Ibuku menderita kencing manis juga darah tinggi. Terakhir kali aku mengantarnya ke dokter sebulanan yang lalu, dokter sampai harus mengecek tensi darhnya berulang-ulang karena tidak percaya dengan tekanan darah ibuku yang sangat tinggi. Mungkin bagaimana mungkin tensi darah yang sedemikian tingginya namun tetap bisa seperti ibuku. Entahlah, Allah kan Maha Pengasih dan Penyayang. Sejak tiga bulan yang lalu ibuku selalu mengeluhkan lututnya yang sering sekali nyeri, sangat nyeri katanya, entah kenapa dokter juga tidak begitu jelas menerangkannya. Sungguh sangat sedih, bagaimana mereka tidak bisa menikmati masa tuanya. Beruntung dirumah, ada seorang cucu perempuan yang lucu, menggemaskan dan menyebalkan…hehe. Sebagai penghibur dikala lelah, sedih ataupun sakit.

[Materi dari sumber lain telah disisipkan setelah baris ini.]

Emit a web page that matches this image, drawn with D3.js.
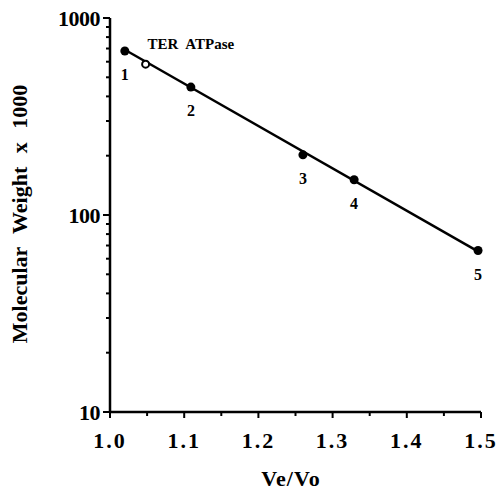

Bila aku asumsikan mereka sebagai sumber ekonomi, maka seharusnya mereka sudah harus beristirahat karena usia mereka yang sudah sepuh bagiku. Aku sadar bahwa mereka telah berusaha semaksimal mungkin untuk membiayai hidupku dewasa ini. Walaupun sebagian besar adalah dengan modal hutang, tapi ini bukan kenekatan orang tuaku tapi ini adalah tekad mereka untuk bisa mensarjanakan anak-anaknya. Mereka sadar sepenuhnya bahwa pendidikan adalah investasi yang tak bernilai harganya, meskipun orangtuaku sering mengeluhkan jumlah uang yang telah mereka keluarkan, itu wajar. Beruntung karena ibuku guru, dan sekarang ada sertifikasi, jadi bisa nyicil untuk melunasi hutang. Hehe…Allah akan memberi rejeki yang datangnya tidak bisa kita tebak.
Kata Kyai dipondokku dulu, kalau dalam mencari ilmu masalahnya cuma rejeki, Allah itu Maha Kaya, pasti selalu ada jalan bagi mereka yang benar-benar mau mencari ilmu.
Tentu, kali ini kau akan bersungguh-sungguh dalam menjalani kuliah. Akan berusaha sebaik dan sekuat mungkin. Membuat mereka yang telah membantu aku untuk bisa kuliah menjadi bahagia dan bangga.